Monday, October 19, 2015

Friday, October 02, 2015

Date Bars, Redux and Reworked

When we moved to the Middle East twenty-seven years ago, we discovered that dates were the thing. I'm not sure I'd eaten a date before moving to Jordan. Not only were dried dates plentiful and inexpensive, I could purchase a 2 lb block of date paste for a couple dollars. Looking for ways to capitalize on local products, I began making date bars. Below is the recipe given to me in 1988 by a fellow language student. As you can see, it has been well-used...and/or I'm a messy baker!

And now dates are the thing in the US as well, with many new recipes calling for dried dates to replace refined sugars as a sweetener. I hadn't made date bars for awhile, but an email from a friend prompted me to re-visit this recipe. And, she informed me that 5 lbs chunks of date paste can be purchased in the the US as well. 

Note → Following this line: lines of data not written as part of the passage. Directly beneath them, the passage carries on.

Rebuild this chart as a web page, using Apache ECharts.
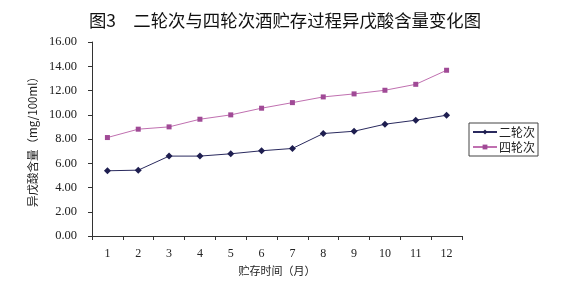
<!DOCTYPE html>
<html><head><meta charset="utf-8">
<script src="https://cdn.jsdelivr.net/npm/echarts@6/dist/echarts.min.js"></script>
<style>html,body{margin:0;padding:0;background:#fff}#c{width:586px;height:284px}</style>
</head><body><div id="c"></div>
<script>
const categories = ['1','2','3','4','5','6','7','8','9','10','11','12'];
const seriesNames = ['二轮次','四轮次'];
const round2 = [5.38, 5.43, 6.59, 6.59, 6.78, 7.03, 7.22, 8.45, 8.64, 9.22, 9.55, 9.96];
const round4 = [8.12, 8.81, 9.00, 9.63, 9.99, 10.54, 11.00, 11.47, 11.72, 12.02, 12.51, 13.67];
const yTicks = [0, 2, 4, 6, 8, 10, 12, 14, 16];
const titleText = '图3　二轮次与四轮次酒贮存过程异戊酸含量变化图';
const yName = '异戊酸含量（mg/100ml）';
const xName = '贮存时间（月）';

const cjk = '"Noto Sans CJK SC", sans-serif';
const serif = '"Liberation Serif", "DejaVu Serif", serif';
const chart = echarts.init(document.getElementById('c'), null, {renderer: 'canvas'});
chart.setOption({
  animation: false,
  backgroundColor: '#fff',
  title: {
    text: titleText, left: 280, top: 7, textAlign: 'center',
    textStyle: {fontFamily: cjk, fontSize: 17.4, fontWeight: 'normal', color: '#111'}
  },
  legend: {
    orient: 'vertical', left: 469, top: 123,
    data: seriesNames,
    itemWidth: 24, itemHeight: 6, itemGap: 3,
    padding: [3, 3, 3, 3],
    borderColor: '#444', borderWidth: 1,
    textStyle: {fontFamily: cjk, fontSize: 12, color: '#222', padding: [0,0,0,-3]}
  },
  grid: {left: 92, top: 42, right: 124, bottom: 48, containLabel: false},
  xAxis: {
    type: 'category', data: categories, boundaryGap: true,
    name: xName, nameLocation: 'middle', nameGap: 22,
    nameTextStyle: {fontFamily: cjk, fontSize: 11, color: '#222'},
    axisLine: {lineStyle: {color: '#333', width: 1}},
    axisTick: {show: true, inside: false, length: 4, alignWithLabel: false, lineStyle: {color: '#333'}},
    axisLabel: {fontFamily: serif, fontSize: 12, color: '#222', margin: 12}
  },
  yAxis: {
    type: 'value', min: yTicks[0], max: yTicks[yTicks.length-1], interval: 2,
    name: yName, nameLocation: 'middle', nameGap: 52, nameRotate: 90,
    nameTextStyle: {fontFamily: cjk, fontSize: 11.5, color: '#222'},
    axisLine: {show: true, lineStyle: {color: '#333', width: 1}},
    axisTick: {show: true, length: 4, lineStyle: {color: '#333'}},
    splitLine: {show: false},
    axisLabel: {fontFamily: serif, fontSize: 12.5, color: '#222', margin: 15,
      formatter: v => v.toFixed(2)}
  },
  series: [
    {name: seriesNames[0], type: 'line', data: round2,
     symbol: 'diamond', symbolSize: 7,
     lineStyle: {color: '#2a2a5e', width: 1},
     itemStyle: {color: '#1e1e50'}},
    {name: seriesNames[1], type: 'line', data: round4,
     symbol: 'rect', symbolSize: 5,
     lineStyle: {color: '#c070b0', width: 1},
     itemStyle: {color: '#a04a96'}}
  ]
});
</script></body></html>
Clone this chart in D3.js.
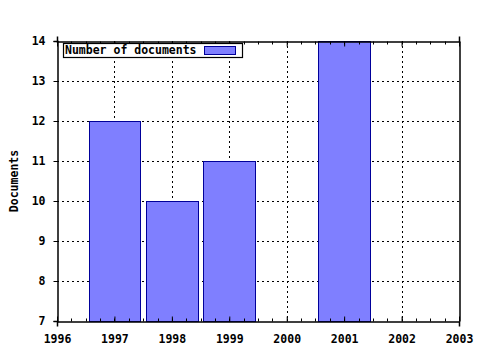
<!DOCTYPE html>
<html>
<head>
<meta charset="utf-8">
<script src="https://cdn.jsdelivr.net/npm/d3@7"></script>
<style>
  body { margin: 0; background: #fff; }
  text { font-family: "DejaVu Sans Mono", monospace; font-weight: bold; font-size: 11.5px; fill: #000; }
</style>
</head>
<body>
<div id="chart"></div>
<script>
// data
var years = [1997, 1998, 1999, 2001];
var docs = [12, 10, 11, 14];
var xTicks = [1996, 1997, 1998, 1999, 2000, 2001, 2002, 2003];
var yTicks = [7, 8, 9, 10, 11, 12, 13, 14];
var seriesName = "Number of documents";
var yTitle = "Documents";

var width = 480, height = 350;
var pLeft = 57, pRight = 459, pTop = 41, pBottom = 321;

var svg = d3.select("#chart").append("svg")
	.attr("width", width)
	.attr("height", height);

var x = d3.scaleLinear().domain([1996, 2003]).range([pLeft, pRight]);
var y = d3.scaleLinear().domain([7, 14]).range([pBottom, pTop]);

// grid lines (dotted)
svg.selectAll(".vgrid")
	.data(xTicks.slice(1, -1))
	.enter().append("line")
	.attr("x1", function(d) { return Math.round(x(d)) + 0.5; })
	.attr("x2", function(d) { return Math.round(x(d)) + 0.5; })
	.attr("y1", pTop).attr("y2", pBottom)
	.style("stroke", "#000")
	.style("stroke-dasharray", "2,3");

svg.selectAll(".hgrid")
	.data(yTicks.slice(1, -1))
	.enter().append("line")
	.attr("x1", pLeft).attr("x2", pRight)
	.attr("y1", function(d) { return Math.round(y(d)) + 0.5; })
	.attr("y2", function(d) { return Math.round(y(d)) + 0.5; })
	.style("stroke", "#000")
	.style("stroke-dasharray", "2,3");

// bars
var bw = 0.9;
svg.selectAll(".bar")
	.data(years)
	.enter().append("rect")
	.attr("class", "bar")
	.attr("x", function(d) { return Math.round(x(d - bw / 2)) + 0.5; })
	.attr("width", function(d) { return Math.round(x(d + bw / 2)) - Math.round(x(d - bw / 2)); })
	.attr("y", function(d, i) { return Math.round(y(docs[i])) + 0.5; })
	.attr("height", function(d, i) { return Math.round(y(7)) - Math.round(y(docs[i])); })
	.style("fill", "#7f7fff")
	.style("stroke", "#00009a");

// axes: bottom with labels, top mirrored, left with labels, right plain
var minor = d3.range(1996, 2003.01, 0.25);
var xAxis = d3.axisBottom(x).tickValues(xTicks).tickFormat(d3.format("d")).tickSize(5).tickPadding(8);
var gx = svg.append("g").attr("transform", "translate(0," + (pBottom + 0.5) + ")").call(xAxis);
gx.selectAll(".tick line").attr("y1", -5).attr("y2", 0);
gx.selectAll(".minor").data(minor).enter().append("line")
	.attr("x1", function(d) { return Math.round(x(d)) + 0.5; })
	.attr("x2", function(d) { return Math.round(x(d)) + 0.5; })
	.attr("y1", -3).attr("y2", 0).style("stroke", "#000");

var gt = svg.append("g").attr("transform", "translate(0," + (pTop + 0.5) + ")")
	.call(d3.axisTop(x).tickValues(xTicks).tickFormat("").tickSize(5));
gt.selectAll(".tick line").attr("y1", 0).attr("y2", 5);
gt.selectAll(".minor").data(minor).enter().append("line")
	.attr("x1", function(d) { return Math.round(x(d)) + 0.5; })
	.attr("x2", function(d) { return Math.round(x(d)) + 0.5; })
	.attr("y1", 0).attr("y2", 3).style("stroke", "#000");

var gy = svg.append("g").attr("transform", "translate(" + (pLeft + 0.5) + ",0)")
	.call(d3.axisLeft(y).tickValues(yTicks).tickFormat(d3.format("d")).tickSize(4).tickPadding(8));
svg.append("g").attr("transform", "translate(" + (pRight + 0.5) + ",0)")
	.call(d3.axisRight(y).tickValues(yTicks).tickFormat("").tickSize(0));

svg.selectAll(".domain").style("stroke", "#000").style("stroke-width", 1.5);
svg.selectAll(".tick text").style("font-family", "'DejaVu Sans Mono', monospace").style("font-weight", "bold").style("font-size", "11.5px");

// y title
svg.append("text")
	.attr("transform", "translate(18," + ((pTop + pBottom) / 2) + ") rotate(-90)")
	.attr("text-anchor", "middle")
	.text(yTitle);

// legend
var lg = svg.append("g");
lg.append("rect")
	.attr("x", 63.5).attr("y", 43.5).attr("width", 179).attr("height", 14)
	.style("fill", "#fff").style("stroke", "#000").style("stroke-width", 1.2);
lg.append("text").attr("x", 65).attr("y", 54).text(seriesName);
lg.append("rect")
	.attr("x", 204.5).attr("y", 46.5).attr("width", 31).attr("height", 8)
	.style("fill", "#7f7fff").style("stroke", "#00009a");
</script>
</body>
</html>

Remembering how much I liked date bars prompted me to re-work this recipe, making it a no-sugar, no-wheat flour recipe. It wasn't hard to do and the results, delicious.

A Better Date Bar

3/4 cup butter
1/2 cup honey
1 1/2 cups almond flour or almond meal
1 cup unsweetened coconut
2 3/4 cup rolled oats (I use quick oats as that is what is available here--works fine)
1 tsp baking soda
1/2 tsp salt

1 lb of seedless dates (you can use pitted dates, but if you can get ahold of some date paste, your work will be easier.)
1 cup water

Cream butter and honey. Mix in the almond flour/meal and then stir in the rest of the dried ingredients to make the crumb bottom and top.

Heat dates and water in a saucepan for a few minutes to make a spreadable paste.

Press half the crumb mixture in a baking pan. Spread the date paste on top, and then top with the remaining crumb mixture. Bake for 1/2 hour at 350 F/175 C. Let cool before cutting.

Notate Bene:

--Once cooled, I like to store these in the refrigerator. The dates firm up and they hold together very nicely.

--I will try substituting date syrup for honey next time I make these. I imagine you could try other sugar substitutes besides.

--I used a mid-sized baking dish, approximately 8"x 10", but you could use a slightly larger one as well as the bars turned out plenty thick.

These date bars are very rich and you should probably eat just one at a time (yes, mom), but one looked lonely on the plate, so I added another for the picture. I'm working to build up a repertoire of no-sugar, no-wheat flour (or, gluten free) recipes for healthier Christmas treats, and this one will be the first on the list.